Xurpas, one of the biggest tech companies in the Philippines, was started in 2001 with just $1,500. “What’s fascinating is that, all the way to our IPO in December 2014, we had no investors, no external funding, no venture capital, zero debt,” says president and co-founder Raymond Racaza. Today, Xurpas has a market capitalization of over $600 million. “So it shows the type of diligence my team has,” he says.
Be prepared to make some sacrifices to keep your company afloat, too. The founders of Shopious, for the first year and a half, did not take any salary. The money Xurpas earned in the beginning, the founders chose to invest back into their start-up. “You can dividend it out and enjoy the fruits of your labor,” says Racaza, “but our dreams and aspirations were big. So the money we earned, we put back into the company.”
Says Herlambang, “We monitor cash really, really tightly. Most of [the money] was [our own] or from friends and family, so we had to be really careful about it. We don't want to screw up the only asset we have in our arsenal.”
2. Be prepared to do mundane tasks
It's not uncommon for people in start-ups to assume different roles as needed. This may include doing menial tasks and running errands.
“We did things ourselves,” Racaza says. “I would roll up my sleeves and be the messenger. I would present during the mornings, pitch with my partners, then in the afternoon, if there's a collection, I'd be the messenger.”
3. Push your creativity to the limit
Resourcefulness and creativity are vital. Says Herlambang, “Since you aren't blessed with a lot of money in your pocket, you can't spend like crazy on stuff that non-bootstrapped start-ups spend on.

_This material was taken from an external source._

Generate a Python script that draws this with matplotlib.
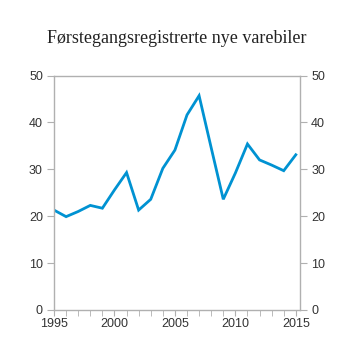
import matplotlib
matplotlib.use("Agg")
import matplotlib.pyplot as plt
from matplotlib.ticker import MultipleLocator

years = list(range(1995, 2016))
values = [21.3, 19.9, 21.0, 22.3, 21.7, 25.6, 29.3, 21.3, 23.6, 30.2, 34.1,
          41.6, 45.7, 34.6, 23.6, 29.2, 35.4, 32.0, 30.9, 29.7, 33.1]
xticks = [1995, 2000, 2005, 2010, 2015]
yticks = [0, 10, 20, 30, 40, 50]

grey = "#b0b0b0"
txt = "#333333"

fig = plt.figure(figsize=(3.53, 3.53), dpi=100)
ax = fig.add_axes([0.153, 0.122, 0.697, 0.664])
ax.plot(years, values, color="#0092d2", linewidth=2.0, solid_joinstyle="miter")

ax.set_xlim(1995, 2015.35)
ax.set_ylim(0, 50)
ax.set_xticks(xticks)
ax.xaxis.set_minor_locator(MultipleLocator(1))
ax.set_yticks(yticks)

for s in ax.spines.values():
    s.set_color(grey)
    s.set_linewidth(1.0)

ax.tick_params(axis="both", which="both", color=grey, labelcolor=txt,
               labelsize=9, direction="out")
ax.tick_params(axis="x", which="major", length=4, pad=2)
ax.tick_params(axis="x", which="minor", length=4)
ax.tick_params(axis="y", length=5, pad=3, right=True, labelright=True)
for lab in ax.get_xticklabels() + ax.get_yticklabels():
    lab.set_family("Liberation Sans")

fig.text(0.5, 0.892, "Førstegangsregistrerte nye varebiler", ha="center",
         va="center", fontsize=13, family="Liberation Serif", color="#222222")

fig.savefig("out.png", dpi=100)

Most of the time you really have to pick your brain on finding new and creative ways in marketing, engineering, hiring, etc.”
4. Build a stellar product
Says Levels, “You have to make a product that people actually want or you simply won't survive.”
This is important for early-stage bootstrapped start-ups like Shopious, says Herlambang. “...We wanted to have a good product that users like, so we can operate just from our customers’ money.” Bootstrapping Shopious meant slower growth compared to venture-backed start-ups, but that was a sacrifice happily made, he says.
“If we were to secure funding with VC, pretty much the game, most of the time at least to me, is to blow up the company valuations and aim for an exit – either IPO or [sell to] another company,” he says. “I do not really like to go that route. Our mission [was to build] a company that stays true to its customers and product. If we were able to find venture capital that aligns with our belief then we will consider, but thus far along our journey we [hadn’t found] one.” Here, Herlambang looks to Jack Ma for wisdom: “Customers first, employees second, and investors third. That's how I like to run things.”